## START EXERCISE DATA

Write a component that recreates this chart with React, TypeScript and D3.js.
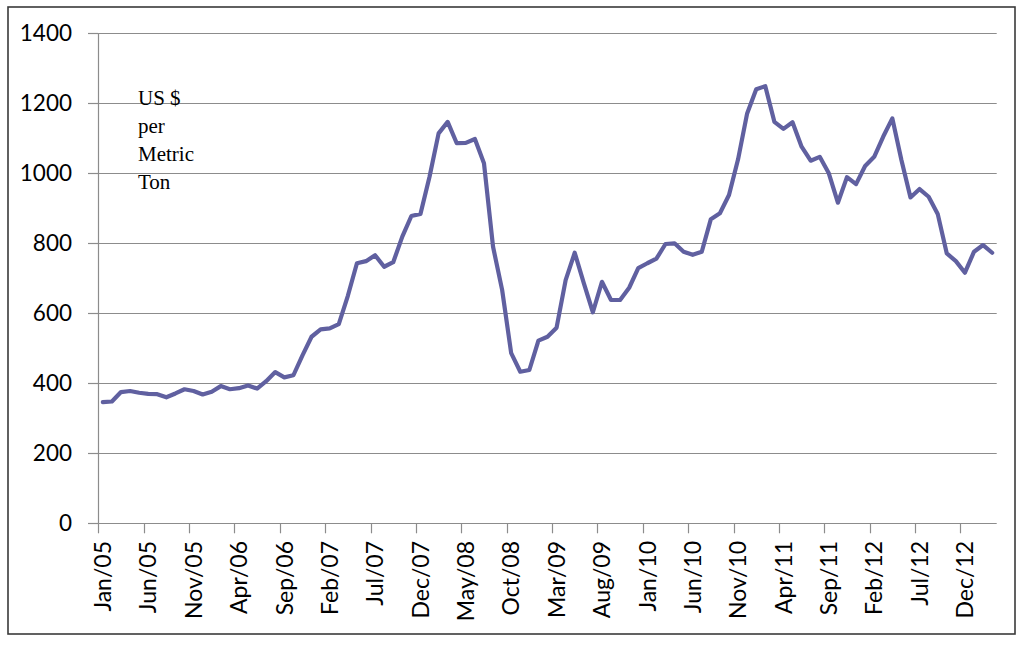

## END EXERCISE DATA
## START EXERCISE DATA

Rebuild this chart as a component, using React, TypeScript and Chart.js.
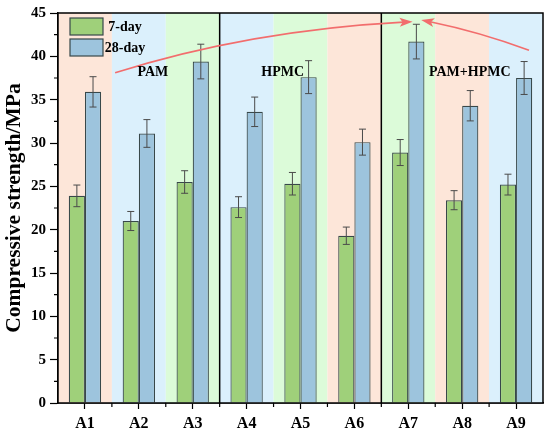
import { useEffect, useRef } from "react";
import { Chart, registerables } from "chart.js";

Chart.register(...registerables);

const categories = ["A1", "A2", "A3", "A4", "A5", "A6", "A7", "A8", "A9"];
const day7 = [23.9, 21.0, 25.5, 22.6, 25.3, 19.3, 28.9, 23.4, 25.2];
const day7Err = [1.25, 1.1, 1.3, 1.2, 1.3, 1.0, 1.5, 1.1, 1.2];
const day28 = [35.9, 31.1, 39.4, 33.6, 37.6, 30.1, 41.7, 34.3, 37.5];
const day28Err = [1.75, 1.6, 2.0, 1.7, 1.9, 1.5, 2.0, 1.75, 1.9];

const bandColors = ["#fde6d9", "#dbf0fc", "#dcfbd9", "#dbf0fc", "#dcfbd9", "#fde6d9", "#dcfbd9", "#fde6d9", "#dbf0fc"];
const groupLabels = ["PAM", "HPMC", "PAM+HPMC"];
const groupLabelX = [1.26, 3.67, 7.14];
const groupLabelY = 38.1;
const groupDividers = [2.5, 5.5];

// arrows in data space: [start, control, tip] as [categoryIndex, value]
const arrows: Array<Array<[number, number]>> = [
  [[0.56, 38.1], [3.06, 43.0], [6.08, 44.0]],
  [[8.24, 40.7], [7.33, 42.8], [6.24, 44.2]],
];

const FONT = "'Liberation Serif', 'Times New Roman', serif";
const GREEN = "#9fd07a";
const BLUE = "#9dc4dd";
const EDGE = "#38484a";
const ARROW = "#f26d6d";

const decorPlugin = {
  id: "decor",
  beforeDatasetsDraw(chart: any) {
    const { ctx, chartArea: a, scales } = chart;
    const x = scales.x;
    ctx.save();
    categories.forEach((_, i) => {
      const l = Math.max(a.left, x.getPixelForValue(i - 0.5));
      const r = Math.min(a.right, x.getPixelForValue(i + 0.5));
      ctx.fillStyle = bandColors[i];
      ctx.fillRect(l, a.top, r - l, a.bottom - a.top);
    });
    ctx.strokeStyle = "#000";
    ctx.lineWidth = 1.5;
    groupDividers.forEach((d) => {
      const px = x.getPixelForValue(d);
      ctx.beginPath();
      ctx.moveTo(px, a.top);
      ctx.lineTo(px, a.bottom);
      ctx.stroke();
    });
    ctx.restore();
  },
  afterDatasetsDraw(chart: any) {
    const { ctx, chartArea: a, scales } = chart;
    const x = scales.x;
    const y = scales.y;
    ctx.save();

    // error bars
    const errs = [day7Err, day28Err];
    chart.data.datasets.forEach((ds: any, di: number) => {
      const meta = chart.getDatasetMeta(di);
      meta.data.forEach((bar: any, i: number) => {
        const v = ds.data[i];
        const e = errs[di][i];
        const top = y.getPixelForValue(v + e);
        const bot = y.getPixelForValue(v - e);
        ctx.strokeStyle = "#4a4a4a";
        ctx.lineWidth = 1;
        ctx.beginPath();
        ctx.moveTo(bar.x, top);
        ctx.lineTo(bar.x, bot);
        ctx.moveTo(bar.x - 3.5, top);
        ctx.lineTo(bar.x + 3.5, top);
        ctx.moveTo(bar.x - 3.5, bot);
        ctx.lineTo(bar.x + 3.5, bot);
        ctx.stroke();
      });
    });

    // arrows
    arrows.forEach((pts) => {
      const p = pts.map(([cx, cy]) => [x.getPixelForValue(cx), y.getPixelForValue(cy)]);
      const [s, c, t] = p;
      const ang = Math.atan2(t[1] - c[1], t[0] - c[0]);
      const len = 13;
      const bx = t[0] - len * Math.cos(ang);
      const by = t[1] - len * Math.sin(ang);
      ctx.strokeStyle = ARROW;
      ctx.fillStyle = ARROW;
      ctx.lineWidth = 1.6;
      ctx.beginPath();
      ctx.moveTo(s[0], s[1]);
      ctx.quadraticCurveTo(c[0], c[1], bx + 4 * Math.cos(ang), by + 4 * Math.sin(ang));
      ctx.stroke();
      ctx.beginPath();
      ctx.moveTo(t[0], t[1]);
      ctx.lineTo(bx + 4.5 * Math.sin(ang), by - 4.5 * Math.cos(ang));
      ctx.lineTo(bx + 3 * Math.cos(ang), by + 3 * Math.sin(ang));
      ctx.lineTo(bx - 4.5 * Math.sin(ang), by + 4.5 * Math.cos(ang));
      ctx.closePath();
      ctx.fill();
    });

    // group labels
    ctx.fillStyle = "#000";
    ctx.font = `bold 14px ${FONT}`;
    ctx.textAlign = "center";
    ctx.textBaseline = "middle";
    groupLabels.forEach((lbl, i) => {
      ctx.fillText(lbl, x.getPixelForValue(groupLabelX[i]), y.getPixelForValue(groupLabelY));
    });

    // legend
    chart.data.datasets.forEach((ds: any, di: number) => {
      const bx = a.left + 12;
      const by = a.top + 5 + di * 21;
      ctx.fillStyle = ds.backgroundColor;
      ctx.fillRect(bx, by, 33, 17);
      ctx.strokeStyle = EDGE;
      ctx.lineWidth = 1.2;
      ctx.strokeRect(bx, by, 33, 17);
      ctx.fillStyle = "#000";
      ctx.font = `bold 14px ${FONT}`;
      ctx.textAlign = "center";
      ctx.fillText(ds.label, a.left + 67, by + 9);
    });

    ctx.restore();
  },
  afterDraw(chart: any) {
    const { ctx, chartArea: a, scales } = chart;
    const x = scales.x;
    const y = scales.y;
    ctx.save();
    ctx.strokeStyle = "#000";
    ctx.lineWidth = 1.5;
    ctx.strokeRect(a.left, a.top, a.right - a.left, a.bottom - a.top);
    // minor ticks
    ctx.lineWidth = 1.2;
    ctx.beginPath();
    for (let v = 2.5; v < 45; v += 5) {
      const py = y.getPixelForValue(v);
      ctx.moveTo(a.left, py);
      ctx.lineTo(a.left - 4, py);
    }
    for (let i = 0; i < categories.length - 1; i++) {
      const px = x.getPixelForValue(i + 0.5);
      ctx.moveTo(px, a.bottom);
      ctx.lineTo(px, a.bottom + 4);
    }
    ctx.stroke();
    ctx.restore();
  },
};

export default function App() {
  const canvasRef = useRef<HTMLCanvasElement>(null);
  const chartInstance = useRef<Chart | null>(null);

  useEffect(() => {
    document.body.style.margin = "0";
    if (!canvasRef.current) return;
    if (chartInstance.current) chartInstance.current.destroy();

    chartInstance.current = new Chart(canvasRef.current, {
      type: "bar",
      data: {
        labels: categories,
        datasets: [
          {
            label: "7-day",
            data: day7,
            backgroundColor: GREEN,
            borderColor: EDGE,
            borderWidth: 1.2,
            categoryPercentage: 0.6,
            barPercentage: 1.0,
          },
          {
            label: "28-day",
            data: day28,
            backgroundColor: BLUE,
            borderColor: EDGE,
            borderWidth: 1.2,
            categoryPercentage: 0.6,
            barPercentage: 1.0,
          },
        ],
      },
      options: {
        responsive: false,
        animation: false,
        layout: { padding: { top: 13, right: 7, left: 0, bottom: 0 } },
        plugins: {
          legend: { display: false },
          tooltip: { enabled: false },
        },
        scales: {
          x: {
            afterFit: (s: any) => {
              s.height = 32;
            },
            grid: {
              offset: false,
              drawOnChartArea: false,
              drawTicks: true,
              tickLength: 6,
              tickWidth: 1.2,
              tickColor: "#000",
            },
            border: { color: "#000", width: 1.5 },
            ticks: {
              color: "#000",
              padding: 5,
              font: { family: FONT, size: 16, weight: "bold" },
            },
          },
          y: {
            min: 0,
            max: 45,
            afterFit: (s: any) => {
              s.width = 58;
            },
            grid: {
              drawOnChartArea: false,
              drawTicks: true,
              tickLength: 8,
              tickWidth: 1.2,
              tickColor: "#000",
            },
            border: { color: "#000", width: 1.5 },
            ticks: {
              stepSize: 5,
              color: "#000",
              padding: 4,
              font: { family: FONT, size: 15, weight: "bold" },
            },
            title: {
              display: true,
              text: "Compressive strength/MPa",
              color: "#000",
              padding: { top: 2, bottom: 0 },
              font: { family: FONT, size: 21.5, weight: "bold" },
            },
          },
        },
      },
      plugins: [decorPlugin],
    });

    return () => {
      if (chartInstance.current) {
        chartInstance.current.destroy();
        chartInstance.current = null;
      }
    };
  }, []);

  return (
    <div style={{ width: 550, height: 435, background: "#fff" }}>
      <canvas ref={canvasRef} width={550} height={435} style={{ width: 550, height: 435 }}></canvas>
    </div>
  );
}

## END EXERCISE DATA

### AIM
Pull out every line of the records above that contains the word "component".

### IN RESPONSE
Write a component that recreates this chart with React, TypeScript and D3.js.
Rebuild this chart as a component, using React, TypeScript and Chart.js.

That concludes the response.